Recovery and remediation
If a company experiences a ransomware attack, it needs to go into recovery and remediation mode as quickly as possible to minimize the damage. This includes recovering systems and data as well as repairing any damage affecting employees, customers, and the corporate brand.
“Create comprehensive recovery playbooks with system restore sequence prioritized and public communications strategies that target customers, regulators, and law enforcement,” Otte says. “Engage legal counsel, cyber insurance points of contact, and forensic responders in advance to make informed, timely, and notification requirement-appropriate determinations.”
When a ransomware attack happens, “the remediation needs to be fast but precise,” Horwitz says. “You have to isolate systems immediately. Stop the spread. Kill off the malware’s communication paths.
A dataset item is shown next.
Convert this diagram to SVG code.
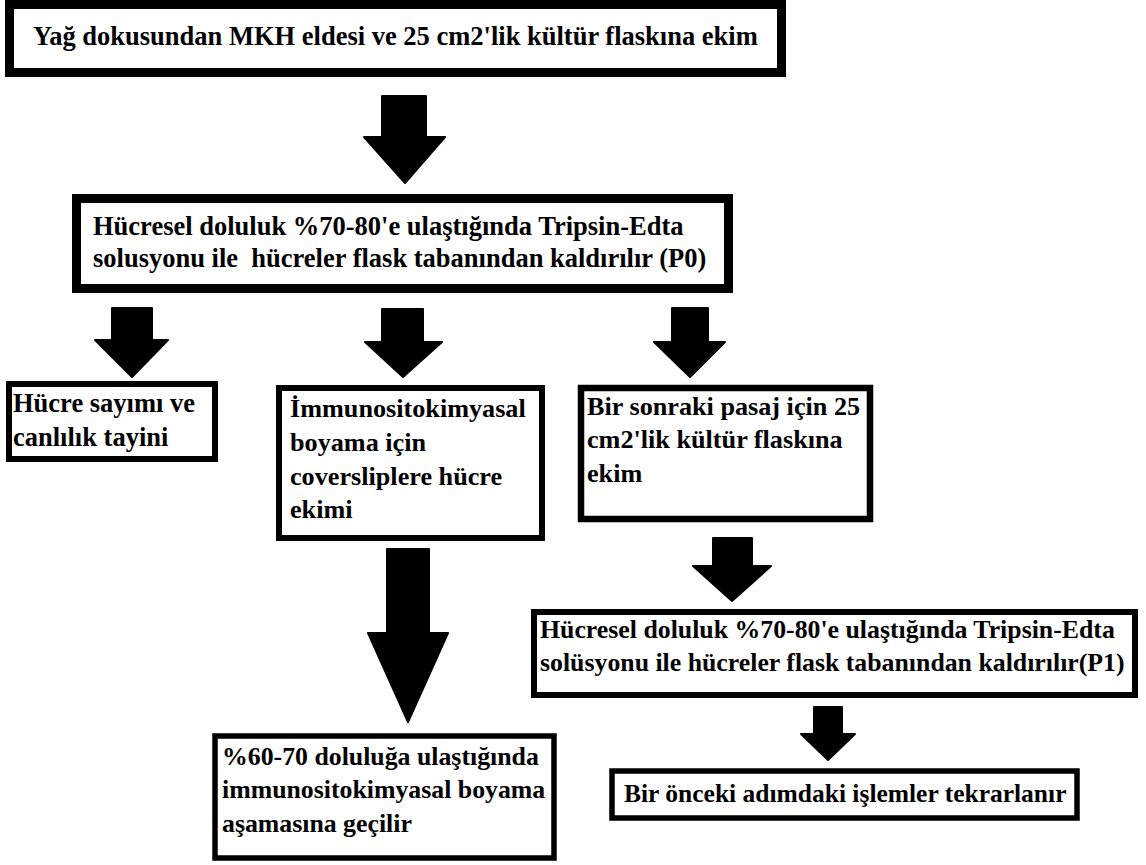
<svg xmlns="http://www.w3.org/2000/svg" width="1146" height="865" viewBox="0 0 1146 865">
<style>
.box{fill:#fff;stroke:#000}
.arr{fill:#000;stroke:#000;stroke-width:2;stroke-linejoin:round}
</style>
<rect width="1146" height="865" fill="#fff"/>
<g font-family="Liberation Serif, Times New Roman, serif" font-weight="bold" font-size="26.5" fill="#000">
<g id="n1">
<rect class="box" x="9.5" y="4.5" width="772" height="68" stroke-width="9"/>
<text x="33" y="45">Yağ dokusundan MKH eldesi ve 25 cm2'lik kültür flaskına ekim</text>
</g>
<g id="n2">
<rect class="box" x="76.5" y="198.5" width="652" height="90" stroke-width="9"/>
<text x="93" y="235">Hücresel doluluk %70-80'e ulaştığında Tripsin-Edta</text>
<text x="93" y="267" xml:space="preserve">solusyonu ile  hücreler flask tabanından kaldırılır (P0)</text>
</g>
<g id="n3">
<rect class="box" x="9" y="384" width="206" height="75" stroke-width="6"/>
<text x="13" y="412">Hücre sayımı ve</text>
<text x="13" y="446">canlılık tayini</text>
</g>
<g id="n4" font-size="26.2">
<rect class="box" x="279" y="388" width="263" height="150" stroke-width="6"/>
<text x="290" y="417">İmmunositokimyasal</text>
<text x="290" y="451">boyama için</text>
<text x="290" y="485">coversliplere hücre</text>
<text x="290" y="518">ekimi</text>
</g>
<g id="n5" font-size="26.2">
<rect class="box" x="581" y="388" width="289" height="131" stroke-width="6.5"/>
<text x="587" y="415">Bir sonraki pasaj için 25</text>
<text x="587" y="448">cm2'lik kültür flaskına</text>
<text x="587" y="482">ekim</text>
</g>
<g id="n6" font-size="25.8">
<rect class="box" x="215" y="736" width="339" height="122" stroke-width="5.5"/>
<text x="222" y="765">%60-70 doluluğa ulaştığında</text>
<text x="222" y="798">immunositokimyasal boyama</text>
<text x="222" y="832">aşamasına geçilir</text>
</g>
<g id="n7" font-size="25.8">
<rect class="box" x="534" y="612" width="601" height="83" stroke-width="6"/>
<text x="540" y="638">Hücresel doluluk %70-80'e ulaştığında Tripsin-Edta</text>
<text x="540" y="671">solüsyonu ile hücreler flask tabanından kaldırılır(P1)</text>
</g>
<g id="n8" font-size="25.5">
<rect class="box" x="612" y="771" width="465" height="47" stroke-width="5.5"/>
<text x="624" y="802">Bir önceki adımdaki işlemler tekrarlanır</text>
</g>
</g>
<g id="connectors">
<path class="arr" d="M382,96 H426 V137 H445 L405,183 L364,137 H382 Z"/>
<path class="arr" d="M112,308 H152 V340 H168 L132,377 L95,340 H112 Z"/>
<path class="arr" d="M382,309 H423 V342 H442 L403,377 L365,342 H382 Z"/>
<path class="arr" d="M672,308 H708 V342 H725 L690,377 L654,342 H672 Z"/>
<path class="arr" d="M387,549 H429 V633 H448 L408,722 L368,633 H387 Z"/>
<path class="arr" d="M713,538 H752 V566 H771 L732,601 L693,566 H713 Z"/>
<path class="arr" d="M814,707 H842 V734 H855 L828,760 L801,734 H814 Z"/>
</g>
</svg>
Bring in forensics to figure out how they got in. Because if you don’t understand the entry point, restoring from backup might just reintroduce the threat.”
Enterprises need to verify their backups before using them, Horwitz says. “I’ve seen companies restore clean-looking data only to discover the malware had been sitting dormant for weeks,” he says.
They also need to ensure regular backup processes are in place, Ernst says. “It is important to regularly back up data and also to test these backups regularly,” he says. “Data that is regularly backed up in an offline environment will not be affected by a direct ransomware attack.”
Access to this stored data should help minimize downtime, Ernst says. “Backups also help you rebuild infrastructure if you choose to pay the ransom and get encryption keys — only to find your data has been corrupted and made unusable. If the organization understands how long it takes to rebuild from a backup, then it can infer the estimated downtime from a ransomware attack,” he says.
Organizations that might consider negotiating with ransomware gangs on ransom payments should also keep on top of the latest advice and tactics.
The recovery process is not just technical, Horwitz says, but also reputational. “If customer trust is shaken, you have to rebuild that fast,” he says. “That means communicating clearly, owning what happened, and explaining what’s being done. Law enforcement has to be notified. Regulators too. And the lessons from that attack need to go right back into the playbook. What worked? What didn’t? Where did the team freeze up? That feedback loop is what strengthens your program.”
Having an effective internal and external ransomware communications plan is vital. “A ransomware attack communications strategy should be part of an organization’s general company playbook related to security breaches,” Ernst says. “It should spell out who must be informed — employees, customers, investors, other stakeholders — as well as how and when, what any communications will say, and who will do the communicating.”